De la même façon, Robert J. Sawyer avait imaginé en 1999 qu'une expérience avec le Grand collisionneur pourrait avoir des répercussions globales. Celle-ci déclenche en effet pendant quelques minutes un « saut en avant » d'une trentaine d'années pour l'humanité entière : chacun vit par anticipation ce qui lui arrivera un jour précis de 2030. A cela deux conséquences : de nombreuses catastrophes dans le temps présent pendant ces quelques minutes d'absence (accidents de la route, chutes, …) ; et la connaissance de l'avenir. L'histoire suit les physiciens responsables de l'expérience dans leur enquête pour comprendre ce qui s'est passé, et comment un tel phénomène a pu se produire. C'est aussi l'occasion de débats sur le libre arbitre : si on peut voir l'avenir, peut-on le changer?
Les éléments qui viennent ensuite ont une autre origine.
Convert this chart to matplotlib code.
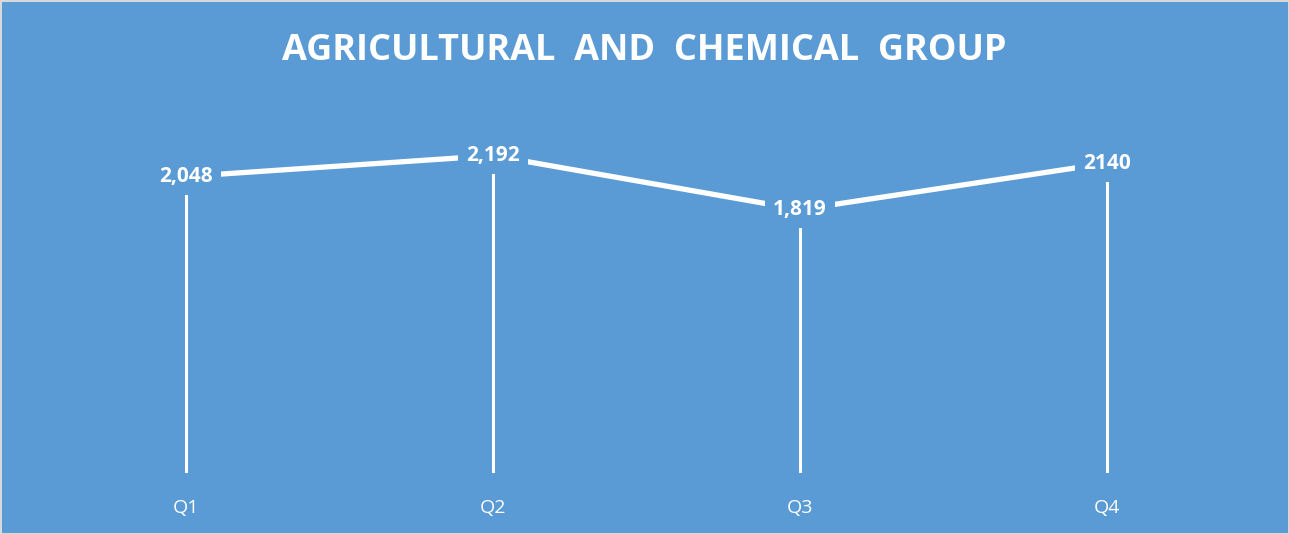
import matplotlib.pyplot as plt  # plotting
import numpy as np  # positions for the categories

# Quarterly figures for the group
quarters = ["Q1", "Q2", "Q3", "Q4"]
values = [2048, 2192, 1819, 2140]
value_labels = ["2,048", "2,192", "1,819", "2140"]
title = "AGRICULTURAL  AND  CHEMICAL  GROUP"

bg = "#5B9BD5"  # chart fill colour
fonts = ["Open Sans", "DejaVu Sans"]

fig = plt.figure(figsize=(12.89, 5.34), dpi=100, facecolor=bg)
fig.patch.set_edgecolor("#D9D9D9")
fig.patch.set_linewidth(2)

# Plot area placed to leave room for the title and the category labels
ax = fig.add_axes([32.5 / 1289, 1 - 473 / 534, 1228 / 1289, (473 - 111) / 534])
ax.set_facecolor(bg)

x = np.arange(len(quarters))

# Drop lines from each point down to the category axis
ax.vlines(x, 0, values, color="white", linewidth=2.2, zorder=2)
# The main line
ax.plot(x, values, color="white", linewidth=3.8, solid_capstyle="butt", zorder=3)

# Value labels sit on the points, boxed in the fill colour so they cut the lines
for xi, v, lab in zip(x, values, value_labels):
    ax.text(xi, v, lab, ha="center", va="center", color="white",
            fontsize=15, fontweight="bold", family=fonts,
            bbox=dict(boxstyle="square,pad=0.4", facecolor=bg, edgecolor="none"),
            zorder=4)

ax.set_xlim(-0.5, len(quarters) - 0.5)
ax.set_ylim(0, 2500)
ax.set_xticks(x)
ax.set_xticklabels(quarters, color="white", fontsize=14, family=fonts)
ax.tick_params(axis="x", length=0, pad=19)
ax.set_yticks([])
for s in ax.spines.values():
    s.set_visible(False)

# Title
fig.text(0.5, 1 - 51 / 534, title, ha="center", va="center", color="white",
         fontsize=26, fontweight="bold", family=fonts)

fig.savefig("out.png", dpi=100, facecolor=bg, edgecolor=fig.patch.get_edgecolor())
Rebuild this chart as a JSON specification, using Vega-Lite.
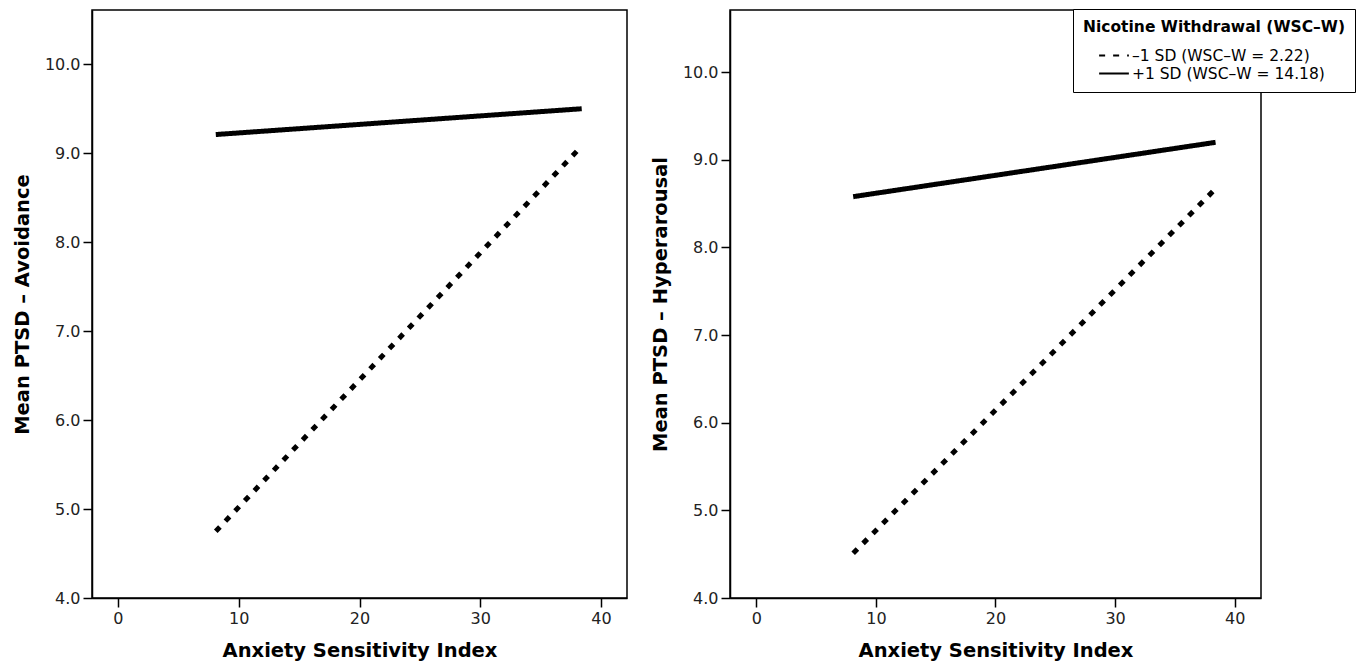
{
  "$schema": "https://vega.github.io/schema/vega-lite/v6.json",
  "padding": {"left": 11, "top": 7, "right": 10, "bottom": 4},
  "config": {
    "font": "DejaVu Sans",
    "view": {"stroke": "black", "strokeWidth": 1.5},
    "axis": {
      "grid": false,
      "domainColor": "black",
      "domainWidth": 1.5,
      "tickColor": "black",
      "tickWidth": 1.5,
      "tickSize": 9,
      "labelFontSize": 16,
      "labelColor": "#222",
      "labelPadding": 3,
      "titleFontSize": 19.5,
      "titleFontWeight": "bold",
      "titleColor": "black"
    }
  },
  "data": {
    "values": [
      {"panel": "Avoidance", "group": "–1 SD (WSC–W = 2.22)", "asi": 8.1, "ptsd": 4.75},
      {"panel": "Avoidance", "group": "–1 SD (WSC–W = 2.22)", "asi": 38.4, "ptsd": 9.08},
      {"panel": "Avoidance", "group": "+1 SD (WSC–W = 14.18)", "asi": 8.1, "ptsd": 9.21},
      {"panel": "Avoidance", "group": "+1 SD (WSC–W = 14.18)", "asi": 38.4, "ptsd": 9.5},
      {"panel": "Hyperarousal", "group": "–1 SD (WSC–W = 2.22)", "asi": 8.1, "ptsd": 4.51},
      {"panel": "Hyperarousal", "group": "–1 SD (WSC–W = 2.22)", "asi": 38.4, "ptsd": 8.67},
      {"panel": "Hyperarousal", "group": "+1 SD (WSC–W = 14.18)", "asi": 8.1, "ptsd": 8.58},
      {"panel": "Hyperarousal", "group": "+1 SD (WSC–W = 14.18)", "asi": 38.4, "ptsd": 9.2}
    ]
  },
  "spacing": 21,
  "align": "none",
  "resolve": {"scale": {"strokeDash": "independent"}, "legend": {"strokeDash": "independent"}},
  "hconcat": [
    {
      "width": 535,
      "height": 588,
      "transform": [{"filter": "datum.panel === 'Avoidance'"}],
      "mark": {"type": "line", "color": "black", "strokeWidth": 5, "strokeCap": "butt"},
      "encoding": {
        "x": {"field": "asi", "type": "quantitative", "scale": {"domain": [-2.15, 42.15], "nice": false, "zero": false},
              "axis": {"values": [0, 10, 20, 30, 40], "title": "Anxiety Sensitivity Index", "titlePadding": 15}},
        "y": {"field": "ptsd", "type": "quantitative", "scale": {"domain": [4, 10.61], "nice": false, "zero": false},
              "axis": {"values": [4, 5, 6, 7, 8, 9, 10], "format": ".1f", "title": "Mean PTSD – Avoidance", "titlePadding": 12}},
        "strokeDash": {"field": "group", "type": "nominal",
          "scale": {"domain": ["–1 SD (WSC–W = 2.22)", "+1 SD (WSC–W = 14.18)"], "range": [[6, 8], [1, 0]]},
          "legend": null},
        "detail": {"field": "group"}
      }
    },
    {
      "width": 531,
      "height": 588,
      "transform": [{"filter": "datum.panel === 'Hyperarousal'"}],
      "mark": {"type": "line", "color": "black", "strokeWidth": 5, "strokeCap": "butt"},
      "encoding": {
        "x": {"field": "asi", "type": "quantitative", "scale": {"domain": [-2.2, 42.2], "nice": false, "zero": false},
              "axis": {"values": [0, 10, 20, 30, 40], "title": "Anxiety Sensitivity Index", "titlePadding": 15}},
        "y": {"field": "ptsd", "type": "quantitative", "scale": {"domain": [4, 10.71], "nice": false, "zero": false},
              "axis": {"values": [4, 5, 6, 7, 8, 9, 10], "format": ".1f", "title": "Mean PTSD – Hyperarousal", "titlePadding": 12}},
        "strokeDash": {"field": "group", "type": "nominal",
          "scale": {"domain": ["–1 SD (WSC–W = 2.22)", "+1 SD (WSC–W = 14.18)"], "range": [[6, 8], [1, 0]]},
          "legend": {
            "orient": "none", "legendX": 343, "legendY": -1,
            "title": "Nicotine Withdrawal (WSC–W)",
            "titleFontSize": 15.5, "titleFontWeight": "bold", "titleColor": "black", "titlePadding": 11.5, "titleLimit": 500,
            "titleBaseline": "line-top", "titleLineHeight": 18,
            "labelFontSize": 15.5, "labelColor": "black", "labelOffset": 8.5, "labelLimit": 500,
            "symbolType": "M-1.75,0H1.75", "symbolSize": 289, "symbolStrokeWidth": 2, "symbolStrokeColor": "black",
            "symbolFillColor": "transparent", "symbolOffset": 21.5,
            "fillColor": "white", "strokeColor": "black", "padding": 10, "rowPadding": 0
          }},
        "detail": {"field": "group"}
      }
    }
  ]
}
La question préoccupe bien entendu ceux qui n'ont pas eu de vision (et qui en concluent qu'ils seront donc morts 30 ans plus tard). Mais aussi ceux qui ont une une vision ne correspondant pas à leurs espérances (au lit avec une autre femme que celle qu'ils comptent épouser par exemple) : doivent-ils y renoncer? Ou au contraire tout faire pour modifier le cours de l'histoire?

Le récit est bien mené, avec assez de personnages et de phénomènes secondaires pour lui donner de l'épaisseur. Le milieu des physiciens, au CERN et dans les autres grands laboratoires que l'on visite, est aussi crédible, même si la physique elle-même n'a pas grand chose à voir avec la réalité. Les « expériences » du CERN ne ressemblent en effet pas à des « événements » expérimentaux, mais plutôt à de longues périodes durant lesquelles les détecteurs enregistrent des données dans des conditions définies par les physiciens. Et il n'y a pas d'instant de la découverte, mais un long processus d'analyse de ces données, dont la valeur cumulative et statistique fait seule foi.